Retype only what runs from the beginning of the data through the line with "pw, ph = W - ml - mr, H - mt - mb"; please omit the pictures and keep every line exact.

--- Record extracts ---

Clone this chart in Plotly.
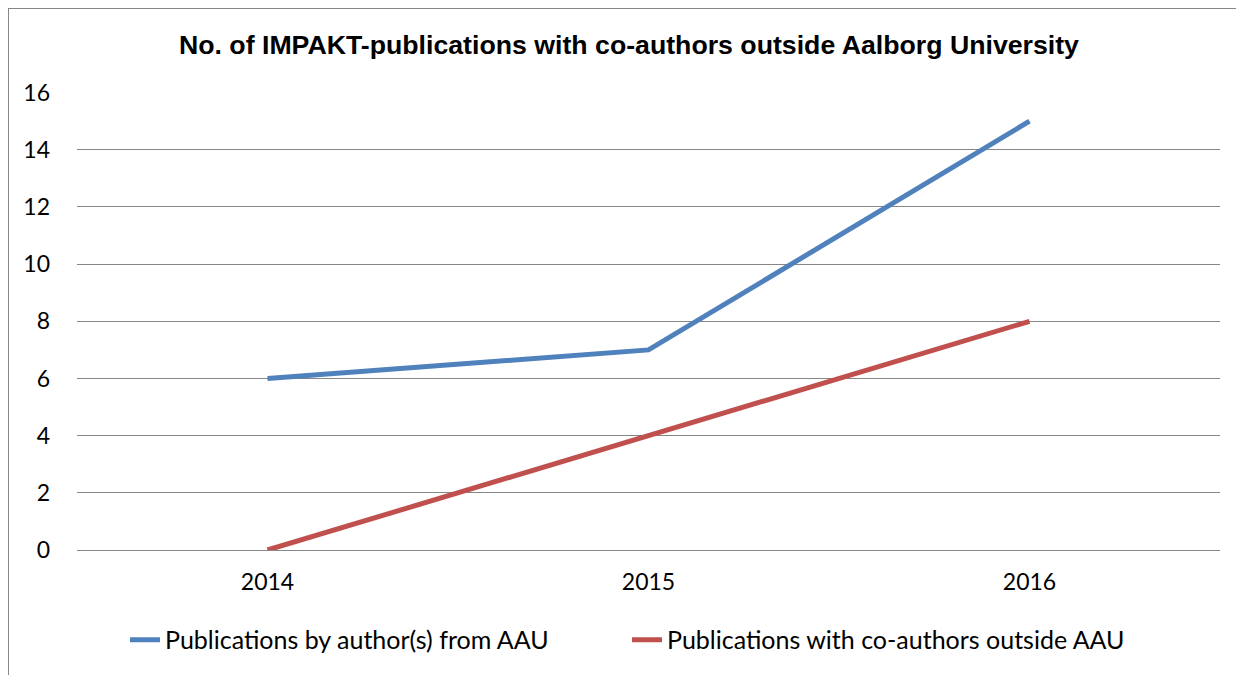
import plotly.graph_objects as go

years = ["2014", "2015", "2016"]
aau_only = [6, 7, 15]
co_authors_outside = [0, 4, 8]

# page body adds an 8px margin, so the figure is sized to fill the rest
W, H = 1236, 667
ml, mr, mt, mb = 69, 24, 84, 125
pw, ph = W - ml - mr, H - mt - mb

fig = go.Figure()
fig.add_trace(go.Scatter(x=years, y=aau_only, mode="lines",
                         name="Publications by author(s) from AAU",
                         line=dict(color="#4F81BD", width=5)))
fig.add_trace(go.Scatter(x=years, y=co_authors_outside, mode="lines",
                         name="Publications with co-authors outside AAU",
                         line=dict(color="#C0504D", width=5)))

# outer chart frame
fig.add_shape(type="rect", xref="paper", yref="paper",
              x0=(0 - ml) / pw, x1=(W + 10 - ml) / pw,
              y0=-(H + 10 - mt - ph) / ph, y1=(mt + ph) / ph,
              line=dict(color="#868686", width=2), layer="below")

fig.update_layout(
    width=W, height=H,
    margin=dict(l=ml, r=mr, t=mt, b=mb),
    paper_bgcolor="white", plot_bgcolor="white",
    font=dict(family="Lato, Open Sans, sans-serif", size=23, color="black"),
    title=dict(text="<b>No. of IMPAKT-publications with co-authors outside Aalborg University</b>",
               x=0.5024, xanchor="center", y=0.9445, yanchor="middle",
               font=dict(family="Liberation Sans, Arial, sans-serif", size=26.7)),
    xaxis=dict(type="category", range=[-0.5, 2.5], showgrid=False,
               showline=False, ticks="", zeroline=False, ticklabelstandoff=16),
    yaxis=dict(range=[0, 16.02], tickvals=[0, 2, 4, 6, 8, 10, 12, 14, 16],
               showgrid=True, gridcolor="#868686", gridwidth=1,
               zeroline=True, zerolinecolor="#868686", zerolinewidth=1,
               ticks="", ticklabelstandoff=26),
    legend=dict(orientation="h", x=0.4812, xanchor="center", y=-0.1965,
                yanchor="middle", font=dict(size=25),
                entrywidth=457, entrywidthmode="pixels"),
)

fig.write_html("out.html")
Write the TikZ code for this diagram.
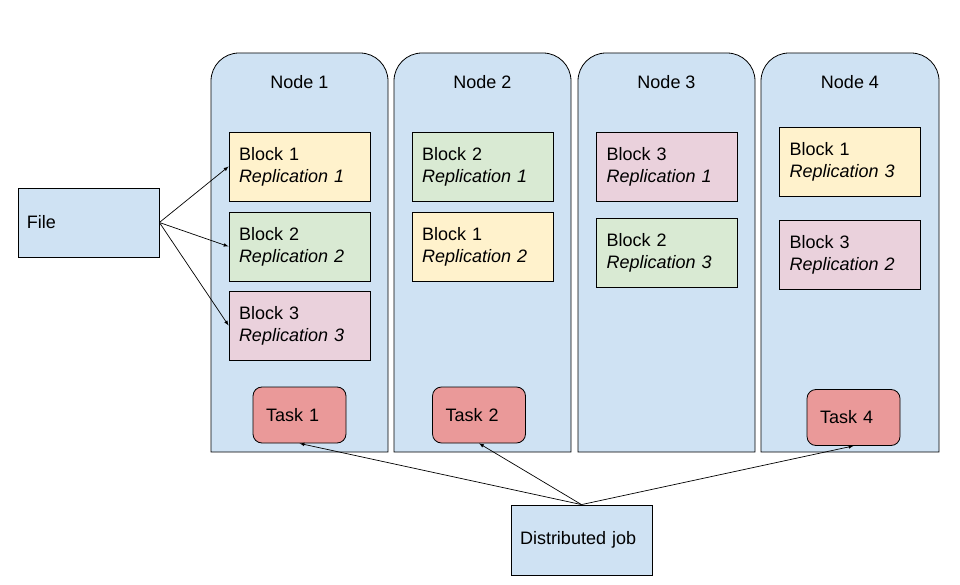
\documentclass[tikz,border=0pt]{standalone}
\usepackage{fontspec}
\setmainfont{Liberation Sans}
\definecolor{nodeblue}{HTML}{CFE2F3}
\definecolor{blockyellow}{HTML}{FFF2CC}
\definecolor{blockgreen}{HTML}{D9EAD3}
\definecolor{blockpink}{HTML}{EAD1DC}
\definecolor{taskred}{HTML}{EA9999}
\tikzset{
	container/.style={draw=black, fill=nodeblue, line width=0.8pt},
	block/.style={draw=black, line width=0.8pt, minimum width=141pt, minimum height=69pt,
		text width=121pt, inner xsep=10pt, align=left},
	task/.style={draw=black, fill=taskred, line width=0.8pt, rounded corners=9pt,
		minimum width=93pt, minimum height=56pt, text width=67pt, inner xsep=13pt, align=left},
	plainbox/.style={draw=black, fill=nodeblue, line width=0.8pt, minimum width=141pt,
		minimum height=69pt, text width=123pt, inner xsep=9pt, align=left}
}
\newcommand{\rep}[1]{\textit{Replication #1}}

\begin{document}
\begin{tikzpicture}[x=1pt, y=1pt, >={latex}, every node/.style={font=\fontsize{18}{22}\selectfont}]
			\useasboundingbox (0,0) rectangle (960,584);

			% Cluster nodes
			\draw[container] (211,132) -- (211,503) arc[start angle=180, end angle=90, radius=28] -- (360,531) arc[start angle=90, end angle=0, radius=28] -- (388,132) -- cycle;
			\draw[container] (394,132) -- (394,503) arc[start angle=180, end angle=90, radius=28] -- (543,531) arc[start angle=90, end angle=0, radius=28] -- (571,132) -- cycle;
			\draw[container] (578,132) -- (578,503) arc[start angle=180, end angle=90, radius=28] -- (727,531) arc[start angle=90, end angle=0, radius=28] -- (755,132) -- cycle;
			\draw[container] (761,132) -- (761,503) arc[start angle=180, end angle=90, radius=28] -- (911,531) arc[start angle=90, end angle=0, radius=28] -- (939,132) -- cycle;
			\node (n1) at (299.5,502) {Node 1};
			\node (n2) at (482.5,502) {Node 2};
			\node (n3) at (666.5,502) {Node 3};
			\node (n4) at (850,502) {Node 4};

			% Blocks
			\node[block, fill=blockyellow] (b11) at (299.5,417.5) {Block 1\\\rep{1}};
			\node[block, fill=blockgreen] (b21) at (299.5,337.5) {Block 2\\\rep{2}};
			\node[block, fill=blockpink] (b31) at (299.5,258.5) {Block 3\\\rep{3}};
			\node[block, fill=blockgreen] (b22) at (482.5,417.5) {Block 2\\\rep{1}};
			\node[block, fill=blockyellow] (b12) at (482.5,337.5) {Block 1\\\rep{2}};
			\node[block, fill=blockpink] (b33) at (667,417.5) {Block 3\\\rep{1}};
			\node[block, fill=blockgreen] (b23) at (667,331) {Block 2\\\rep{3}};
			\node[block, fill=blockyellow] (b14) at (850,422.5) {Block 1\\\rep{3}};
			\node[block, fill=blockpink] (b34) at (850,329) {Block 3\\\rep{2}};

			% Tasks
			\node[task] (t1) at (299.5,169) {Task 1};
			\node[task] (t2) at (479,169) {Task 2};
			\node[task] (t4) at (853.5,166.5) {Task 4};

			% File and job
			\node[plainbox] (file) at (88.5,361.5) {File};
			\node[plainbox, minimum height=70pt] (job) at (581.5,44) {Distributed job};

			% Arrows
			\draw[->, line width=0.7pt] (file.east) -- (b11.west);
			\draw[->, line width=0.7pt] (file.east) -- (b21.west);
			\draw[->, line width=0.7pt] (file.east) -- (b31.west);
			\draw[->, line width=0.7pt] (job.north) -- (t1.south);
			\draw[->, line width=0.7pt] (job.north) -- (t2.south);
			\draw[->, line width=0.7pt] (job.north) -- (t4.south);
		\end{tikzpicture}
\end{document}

---

→ **Task answer**:
Clone this chart in Plotly.
import plotly.graph_objects as go

years = ["2014", "2015", "2016"]
aau_only = [6, 7, 15]
co_authors_outside = [0, 4, 8]

# page body adds an 8px margin, so the figure is sized to fill the rest
W, H = 1236, 667
ml, mr, mt, mb = 69, 24, 84, 125
pw, ph = W - ml - mr, H - mt - mb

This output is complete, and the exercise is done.